Max zückt sein Handy und macht sich bereit, eine mögliche wiederholte Verwandlung von Ronan zu filmen, doch nichts dergleichen passiert. Einzig Ronan hat den Eindruck, dass überhaupt etwas passiert, er meint um sich herum einen bläulichen Schimmer wahrzunehmen und alles außerhalb des Kräuterkreises erscheint ihm irgendwie versetzt.
Nach einer gefühlten Ewigkeit sagt Valerian schlicht: “Wir sind fertig” und macht mit seinen Füßen den Kräuterkreis kaputt. Doch eine Erklärung, was mit Ronan geschehen ist, liefert er nicht. Vielmehr als die mysteriöse Behauptung, dass Ronan weder krank noch vergiftet wäre, sondern ein uralter Funke einer alten Art in ihm stecke, lässt sich ihm nicht entlocken.
Aber er lädt seine Gäste ein, in seiner Kirche zu übernachten. Gemeinsam bereiten sie noch ein Bad für Ronan vor, damit er sich das Blut abwaschen kann. Goran und Max sammeln die Ausrüstung und Ersatzkleidung für Ronan von ihrem Lager ein.
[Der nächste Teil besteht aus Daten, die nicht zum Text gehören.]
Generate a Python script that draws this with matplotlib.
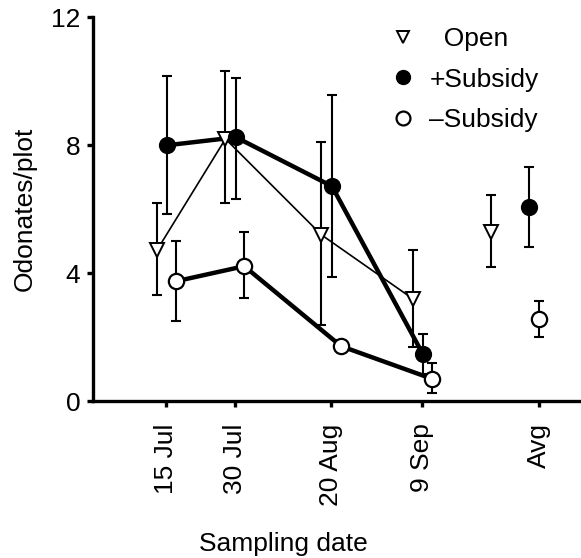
import numpy as np
import matplotlib
matplotlib.use("Agg")
import matplotlib.pyplot as plt
from matplotlib.lines import Line2D

plt.rcParams["font.family"] = ["Liberation Sans", "DejaVu Sans"]
plt.rcParams["font.size"] = 19

# sampling dates as days since 15 Jul, plus an "Avg" slot
tick_days = [0, 15, 36, 56, 81.5]
tick_labels = ["15 Jul", "30 Jul", "20 Aug", "9 Sep", "Avg"]

# per-series x (slightly offset around each date)
open_days = [-2, 13, 34, 54]
plus_days = [0.2, 15.3, 36.3, 56.2]
minus_days = [2.2, 17.1, 38.3, 58.2]
avg_days = {"open": 71, "plus": 79.5, "minus": 81.5}

# Odonates per plot (mean, lower bar, upper bar)
open_mean = [4.72, 8.2, 5.2, 3.2]
open_lo = [3.31, 6.19, 2.38, 1.7]
open_hi = [6.19, 10.31, 8.1, 4.72]

plus_mean = [8.0, 8.25, 6.72, 1.47]
plus_lo = [5.84, 6.33, 3.87, 0.85]
plus_hi = [10.16, 10.1, 9.58, 2.1]

minus_mean = [3.75, 4.22, 1.72, 0.7]
minus_lo = [2.5, 3.22, 1.55, 0.25]
minus_hi = [5.0, 5.28, 1.9, 1.19]

# averages over the season
avg_mean = {"open": 5.28, "plus": 6.06, "minus": 2.56}
avg_lo = {"open": 4.2, "plus": 4.81, "minus": 2.0}
avg_hi = {"open": 6.45, "plus": 7.31, "minus": 3.13}


def yerr(mean, lo, hi):
    mean = np.asarray(mean)
    return [mean - np.asarray(lo), np.asarray(hi) - mean]


fig = plt.figure(figsize=(5.81, 5.58), dpi=100)
ax = fig.add_axes([0.160, 0.281, 0.84, 0.688])

eb_kw = dict(ecolor="black", elinewidth=1.5, capsize=3.4, capthick=1.5, ls="none", zorder=2)

# error bars first
ax.errorbar(open_days, open_mean, yerr=yerr(open_mean, open_lo, open_hi), **eb_kw)
ax.errorbar(plus_days, plus_mean, yerr=yerr(plus_mean, plus_lo, plus_hi), **eb_kw)
ax.errorbar(minus_days, minus_mean, yerr=yerr(minus_mean, minus_lo, minus_hi), **eb_kw)
for k in ("open", "plus", "minus"):
    ax.errorbar([avg_days[k]], [avg_mean[k]],
                yerr=[[avg_mean[k] - avg_lo[k]], [avg_hi[k] - avg_mean[k]]], **eb_kw)

# connecting lines
ax.plot(open_days, open_mean, color="black", lw=1.2, zorder=3)
ax.plot(plus_days, plus_mean, color="black", lw=3.2, zorder=3)
ax.plot(minus_days, minus_mean, color="black", lw=3.2, zorder=3)

# markers
tri_kw = dict(marker="v", ms=10, mfc="white", mec="black", mew=1.4, ls="none", zorder=4)
fill_kw = dict(marker="o", ms=11, mfc="black", mec="black", mew=1.4, ls="none", zorder=4)
open_kw = dict(marker="o", ms=11, mfc="white", mec="black", mew=1.6, ls="none", zorder=4)

ax.plot(open_days + [avg_days["open"]], open_mean + [avg_mean["open"]], **tri_kw)
ax.plot(plus_days + [avg_days["plus"]], plus_mean + [avg_mean["plus"]], **fill_kw)
ax.plot(minus_days + [avg_days["minus"]], minus_mean + [avg_mean["minus"]], **open_kw)

ax.set_xlim(-16, 90.8)
ax.set_ylim(0, 12)
ax.set_yticks([0, 4, 8, 12])
ax.set_xticks(tick_days)
ax.set_xticklabels(tick_labels, rotation=90)

for side in ("top", "right"):
    ax.spines[side].set_visible(False)
for side in ("left", "bottom"):
    ax.spines[side].set_linewidth(2.4)
ax.tick_params(axis="both", direction="out", length=4, width=2.4, pad=5)
ax.tick_params(axis="x", pad=12)

ax.set_ylabel("Odonates/plot", labelpad=10)
ax.set_xlabel("Sampling date")
ax.xaxis.set_label_coords(0.39, -0.34)

handles = [
    Line2D([], [], marker="v", ms=9, mfc="white", mec="black", mew=1.4, ls="none"),
    Line2D([], [], marker="o", ms=10, mfc="black", mec="black", ls="none"),
    Line2D([], [], marker="o", ms=10, mfc="white", mec="black", mew=1.6, ls="none"),
]
labels = ["  Open", "+Subsidy", "\u2013Subsidy"]
ax.legend(handles, labels, loc="upper left", bbox_to_anchor=(0.608, 0.974),
          frameon=False, handlelength=1.0, handletextpad=0.5,
          labelspacing=0.62, borderpad=0, borderaxespad=0)

fig.savefig("out.png", dpi=100)
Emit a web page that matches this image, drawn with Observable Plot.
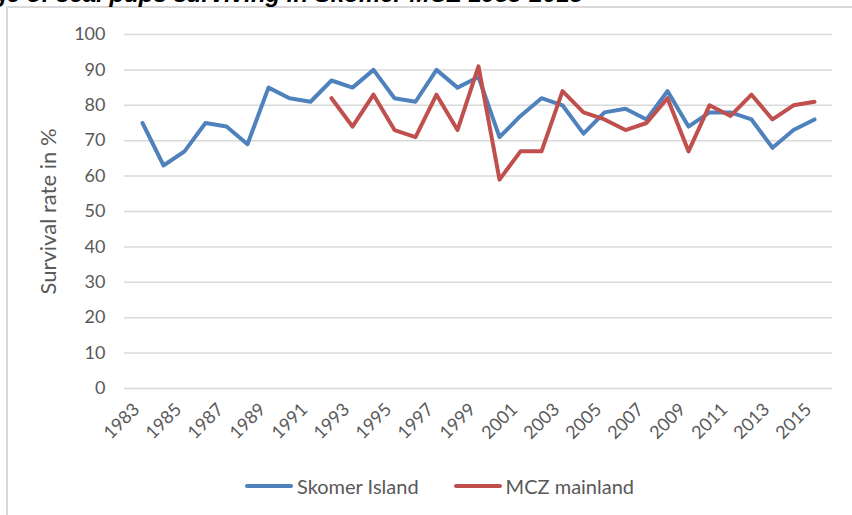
<!DOCTYPE html>
<html>
<head>
<meta charset="utf-8">
<script src="https://cdn.jsdelivr.net/npm/d3@7"></script>
<script src="https://cdn.jsdelivr.net/npm/@observablehq/plot@0.6"></script>
<style>
  body { margin: 0; background: #fff; }
  #wrap { position: relative; width: 852px; height: 515px; overflow: hidden; background: #fff; }
  #title { position: absolute; right: 269px; top: -18px; font: italic bold 24px "Liberation Sans", Arial, sans-serif; line-height: 24px; white-space: nowrap; color: #000; }
  #frame { position: absolute; left: 6px; top: 6px; width: 900px; height: 600px; border-left: 2px solid #d9d9d9; border-top: 2px solid #d9d9d9; }
  #chart { position: absolute; left: 0; top: 0; }
  #legend { position: absolute; left: 245px; top: 474px; height: 24px; display: flex; align-items: center; font: 20px Lato, sans-serif; color: #595959; }
  .sw { display: inline-block; width: 48px; height: 4px; border-radius: 2px; margin-right: 4px; }
</style>
</head>
<body>
<div id="wrap">
  <div id="frame"></div>
  <div id="title">Percentage of seal pups surviving in Skomer MCZ 1983-2015</div>
  <div id="chart"></div>
  <div id="legend"></div>
</div>
<script>
const years = [1983,1984,1985,1986,1987,1988,1989,1990,1991,1992,1993,1994,1995,1996,1997,1998,1999,2000,2001,2002,2003,2004,2005,2006,2007,2008,2009,2010,2011,2012,2013,2014,2015];
const skomer = [75,63,67,75,74,69,85,82,81,87,85,90,82,81,90,85,88,71,77,82,80,72,78,79,76,84,74,78,78,76,68,73,76];
const mcz = [null,null,null,null,null,null,null,null,null,82,74,83,73,71,83,73,91,59,67,67,84,78,76,73,75,82,67,80,77,83,76,80,81];
const seriesNames = ["Skomer Island", "MCZ mainland"];
const seriesColors = ["#4F81BD", "#C0504D"];
const yTicks = [0,10,20,30,40,50,60,70,80,90,100];
const xTicks = [1983,1985,1987,1989,1991,1993,1995,1997,1999,2001,2003,2005,2007,2009,2011,2013,2015];
const yLabel = "Survival rate in %";

const skomerRows = years.map((y, i) => ({year: y, value: skomer[i]}));
const mczRows = years.map((y, i) => ({year: y, value: mcz[i]})).filter(d => d.value != null);

const chart = Plot.plot({
  width: 852,
  height: 460,
  marginLeft: 124,
  marginRight: 20,
  marginTop: 34,
  marginBottom: 72,
  style: { fontFamily: "Lato, sans-serif", fontSize: "18px", color: "#595959", background: "transparent" },
  x: { type: "point", domain: years, padding: 0.5 },
  y: { domain: [0, 100] },
  marks: [
    Plot.ruleY(yTicks, { stroke: "#d9d9d9", strokeWidth: 1.5 }),
    Plot.axisY({ ticks: yTicks, tickSize: 0, tickPadding: 19, label: null }),
    Plot.axisX({ ticks: xTicks, tickSize: 0, tickPadding: 18, dx: -6, tickRotate: -45, tickFormat: d => String(d), label: null }),
    Plot.line(skomerRows, { x: "year", y: "value", stroke: seriesColors[0], strokeWidth: 4, strokeLinejoin: "round", strokeLinecap: "round" }),
    Plot.line(mczRows, { x: "year", y: "value", stroke: seriesColors[1], strokeWidth: 4, strokeLinejoin: "round", strokeLinecap: "round" }),
    Plot.text([yLabel], { text: d => d, frameAnchor: "left", textAnchor: "middle", lineAnchor: "middle", rotate: -90, dx: -76, fontSize: 22, fill: "#595959" })
  ]
});
document.getElementById("chart").appendChild(chart);

const legend = document.getElementById("legend");
seriesNames.forEach((name, i) => {
  const item = document.createElement("span");
  item.style.display = "inline-flex";
  item.style.alignItems = "center";
  if (i > 0) item.style.marginLeft = "35px";
  const sw = document.createElement("span");
  sw.className = "sw";
  sw.style.background = seriesColors[i];
  item.appendChild(sw);
  item.appendChild(document.createTextNode(name));
  legend.appendChild(item);
});
</script>
</body>
</html>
Valerian verkündet, dass sie für die Nacht sicher seien. Er spricht aber auch eine eindrückliche Warnung für Mitternacht aus: Sie dürfen das Haus nicht verlassen, egal was passiert. Näheres will er nicht erläutern. Wieder fühlt sich Max an schlechte Horrorfilme erinnert, in denen er sich nun plötzlich zu befinden scheint. Auf Gorans Idee hin stellen sie eine Kamera draußen auf, die automatische Aufnahmen machen soll, wenn sie schon nicht rausschauen dürfen. Allerdings stellen sie sich dabei nicht besonders geschickt an [-1].
Bevor sie endgültig schlafen, verlangt der alte Mann noch, dass sie gemeinsam mit ihm beten. Er gibt sich Mühe, das Gebet auf Englisch zu sprechen, und es dreht sich offenbar vor allem um Schutz. Mit dem Ende des Gebets löscht er das Licht und schläft sofort mit hörbarem Schnarchen ein. Es herrscht absolute Dunkelheit.
Max schreckt hoch, das Schnarchen eines seiner Mitreisenden hat ihn geweckt. Außerdem kann er noch etwas hören, ein leises Kratzen an der Tür, das immer aufdringlicher wird. Dann hört er eine Kinderstimme, die ihn auffordert: “Max, mach auf!”